Fondue is having a moment. And so will you, after digging into store manager Aaron Oster and chef Justin Smillie’s Italian version of the alpine booze-spiked dip.
Unlike its French cousin, it requires no fussy specialty pots. And you can find all ingredients at Il Buco Alimentari & Vineria, a recently opened sister market and cafe to Noho staple Il Buco. We’re melting already.
Il Buco Alimentari & Vineria Fonduta
Serves two to four
1¼ c.

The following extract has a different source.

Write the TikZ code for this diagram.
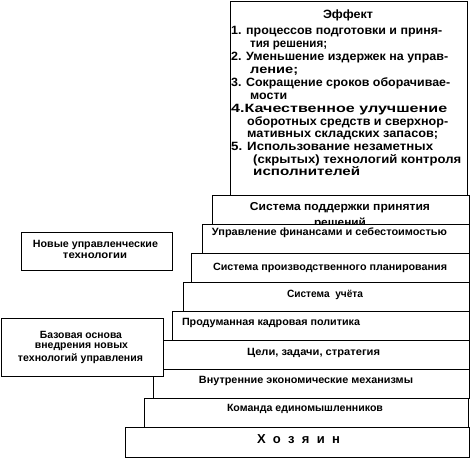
\documentclass[tikz,border=0pt]{standalone}
\usepackage{fontspec}
\usepackage{graphicx}
\setmainfont{Liberation Sans}
\newcommand\fitw[2]{\resizebox{#1}{\height}{#2}}
\begin{document}
\begin{tikzpicture}[x=1pt,y=-1pt,
  box/.style={draw, line width=0.9pt, fill=white, inner sep=0pt, anchor=north west},
  lbl/.style={font=\fontsize{10.5}{11}\selectfont\bfseries, inner sep=0pt},
  side/.style={font=\fontsize{10.5}{11.5}\selectfont\bfseries, inner sep=0pt},
  eff/.style={font=\fontsize{12}{13}\selectfont\bfseries, inner sep=0pt, anchor=west, text height=8.5pt, text depth=2.5pt}]
\useasboundingbox (0,0) rectangle (470,458);

% Effect box
\node[box, minimum width=237pt, minimum height=194pt] (effect) at (230,1) {};
\node[eff, anchor=center] (e0) at (348,15) {\fitw{50pt}{Эффект}};
\node[eff] (e1) at (231,31) {\fitw{211pt}{1. процессов подготовки и приня-}};
\node[eff] (e2) at (250,44) {\fitw{77pt}{тия решения;}};
\node[eff] (e3) at (231,57) {\fitw{217pt}{2. Уменьшение издержек на управ-}};
\node[eff] (e4) at (250,70) {\fitw{48pt}{ление;}};
\node[eff] (e5) at (231,83) {\fitw{219pt}{3. Сокращение сроков оборачивае-}};
\node[eff] (e6) at (250,96) {\fitw{37pt}{мости}};
\node[eff] (e7) at (231,109) {\fitw{216pt}{4.Качественное улучшение}};
\node[eff] (e8) at (247,122) {\fitw{201pt}{оборотных средств и сверхнор-}};
\node[eff] (e9) at (247,134) {\fitw{191pt}{мативных складских запасов;}};
\node[eff] (e10) at (231,147) {\fitw{202pt}{5. Использование незаметных}};
\node[eff] (e11) at (253,160) {\fitw{208pt}{(скрытых) технологий контроля}};
\node[eff] (e12) at (253,172) {\fitw{107pt}{исполнителей}};

% Decision support box (its second line is hidden by the next box)
\node[box, minimum width=257pt, minimum height=29pt] (dss) at (212,195) {};
\node[font=\fontsize{11.5}{12}\selectfont\bfseries, inner sep=0pt] (dssA) at (340,208) {\fitw{180pt}{Система поддержки принятия}};
\node[font=\fontsize{11.5}{12}\selectfont\bfseries, inner sep=0pt] (dssB) at (340,223) {\fitw{52pt}{решений}};

\node[box, minimum width=267pt, minimum height=29pt] (fin) at (202,224) {};
\node[lbl] (finT) at (329.5,233) {\fitw{235pt}{Управление финансами и себестоимостью}};

\node[box, minimum width=278pt, minimum height=29pt] (plan) at (191,253) {};
\node[lbl] (planT) at (330,268) {\fitw{234pt}{Система производственного планирования}};

\node[box, minimum width=286pt, minimum height=29pt] (acc) at (183,282) {};
\node[lbl] (accT) at (325,295) {\fitw{76pt}{Система \ учёта}};

\node[box, minimum width=297pt, minimum height=29pt] (hr) at (172,311) {};
\node[lbl] (hrT) at (271,323) {\fitw{178pt}{Продуманная кадровая политика}};

\node[box, minimum width=306pt, minimum height=29pt] (goals) at (163,340) {};
\node[lbl] (goalsT) at (313.5,353) {\fitw{133pt}{Цели, задачи, стратегия}};

\node[box, minimum width=316pt, minimum height=29pt] (mech) at (153,369) {};
\node[lbl] (mechT) at (306,381) {\fitw{214pt}{Внутренние экономические механизмы}};

\node[box, minimum width=324pt, minimum height=29pt] (team) at (144,398) {};
\node[lbl] (teamT) at (305,409) {\fitw{156pt}{Команда единомышленников}};

\node[box, minimum width=344pt, minimum height=30pt] (owner) at (125,427) {};
\node[font=\fontsize{13}{14}\selectfont\bfseries, inner sep=0pt] (ownerT) at (298.5,439) {\spaceskip=7.3pt Х о з я и н};

% Side boxes
\node[box, minimum width=151pt, minimum height=38pt] (newt) at (21,232) {};
\node[side] (newtA) at (95.5,245) {\fitw{125pt}{Новые управленческие}};
\node[side] (newtB) at (95,256) {\fitw{64pt}{технологии}};

\node[box, minimum width=162pt, minimum height=58pt] (base) at (1,318) {};
\node[side] (baseA) at (81,335) {\fitw{82pt}{Базовая основа}};
\node[side] (baseB) at (81.5,347) {\fitw{93pt}{внедрения новых}};
\node[side] (baseC) at (80.5,359) {\fitw{125pt}{технологий управления}};
\end{tikzpicture}
\end{document}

Spring Brook Tarentaise, cut into ½-inch cubes
¾ c. whole milk
¾ c. cream
4 egg yolks
¼ c. butter, cut into pieces
1 tbsp. brandy (or bourbon)
Loaf of bread
Speck, thinly sliced (optional)
Pickled vegetables (optional)
1. Combine the cheese, milk, and cream in a container and refrigerate overnight to allow the flavors to meld and the cheese to soften. (The overnight soaking lets the cheese melt smoothly and prevents the final result from having a grainy texture.)
2. In a saucepan over a double boiler, melt the cheese with the milk over very gentle heat, stirring constantly. Do not boil. (If overheated, the proteins in the cheese coagulate and separate from the fat, creating strings.)

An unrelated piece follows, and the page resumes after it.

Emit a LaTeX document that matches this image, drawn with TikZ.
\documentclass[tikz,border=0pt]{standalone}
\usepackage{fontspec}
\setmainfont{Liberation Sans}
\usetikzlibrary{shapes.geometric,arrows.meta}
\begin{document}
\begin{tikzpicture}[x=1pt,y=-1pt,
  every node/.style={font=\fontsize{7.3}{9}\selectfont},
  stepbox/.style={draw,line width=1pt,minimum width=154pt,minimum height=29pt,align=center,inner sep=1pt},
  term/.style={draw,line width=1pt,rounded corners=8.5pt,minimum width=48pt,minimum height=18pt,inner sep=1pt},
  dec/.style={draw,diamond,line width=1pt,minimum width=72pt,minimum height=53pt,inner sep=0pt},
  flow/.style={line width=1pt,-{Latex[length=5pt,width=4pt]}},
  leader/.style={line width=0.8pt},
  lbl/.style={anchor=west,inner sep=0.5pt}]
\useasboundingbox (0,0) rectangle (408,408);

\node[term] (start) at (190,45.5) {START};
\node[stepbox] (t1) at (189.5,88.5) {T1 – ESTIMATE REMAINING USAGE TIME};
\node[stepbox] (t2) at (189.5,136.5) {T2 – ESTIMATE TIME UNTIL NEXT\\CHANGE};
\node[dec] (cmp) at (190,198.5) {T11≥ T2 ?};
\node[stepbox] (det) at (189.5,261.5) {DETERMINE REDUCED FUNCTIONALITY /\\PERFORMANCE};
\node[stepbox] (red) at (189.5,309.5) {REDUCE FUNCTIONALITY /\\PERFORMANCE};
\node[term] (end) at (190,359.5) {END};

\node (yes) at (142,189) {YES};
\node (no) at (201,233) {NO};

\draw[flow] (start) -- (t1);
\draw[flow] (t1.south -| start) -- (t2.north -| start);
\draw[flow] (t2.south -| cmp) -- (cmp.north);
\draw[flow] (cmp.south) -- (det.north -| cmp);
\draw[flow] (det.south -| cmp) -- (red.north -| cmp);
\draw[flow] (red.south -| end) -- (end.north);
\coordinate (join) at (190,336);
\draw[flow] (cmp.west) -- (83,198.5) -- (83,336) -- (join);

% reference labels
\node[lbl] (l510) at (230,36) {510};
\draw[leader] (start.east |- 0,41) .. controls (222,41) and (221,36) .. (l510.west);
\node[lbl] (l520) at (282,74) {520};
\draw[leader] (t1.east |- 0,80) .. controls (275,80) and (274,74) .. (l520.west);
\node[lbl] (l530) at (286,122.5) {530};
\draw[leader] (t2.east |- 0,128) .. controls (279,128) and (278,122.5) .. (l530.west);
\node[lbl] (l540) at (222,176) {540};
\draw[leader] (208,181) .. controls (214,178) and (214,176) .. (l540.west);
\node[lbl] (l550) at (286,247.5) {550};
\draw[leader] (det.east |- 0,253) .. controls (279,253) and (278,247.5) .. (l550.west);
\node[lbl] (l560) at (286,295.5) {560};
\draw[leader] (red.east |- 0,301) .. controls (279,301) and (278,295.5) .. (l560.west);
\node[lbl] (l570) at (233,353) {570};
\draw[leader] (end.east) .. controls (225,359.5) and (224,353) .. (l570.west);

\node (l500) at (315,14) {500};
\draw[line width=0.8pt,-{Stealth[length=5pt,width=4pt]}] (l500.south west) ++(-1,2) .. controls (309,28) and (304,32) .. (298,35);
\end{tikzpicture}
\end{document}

3. Remove from heat. Gently warm the yolks by stirring in some of the hot cheese mixture. (This prevents the yolks from overcooking into hard bits.)
4. Put the saucepan back over the double boiler and stir in the yolks.
5. Add the butter and stir constantly until the fonduta has thickened enough to coat the back of a spoon.
6. Stir in the brandy and remove from heat.
7. Serve with a crusty bread, thinly sliced speck, and pickled vegetables.
Il Buco Alimentari & Vineria, 53 Great Jones Street, between Bowery and Lafayette Streets (212-837-2622 or ilbucovineria.com).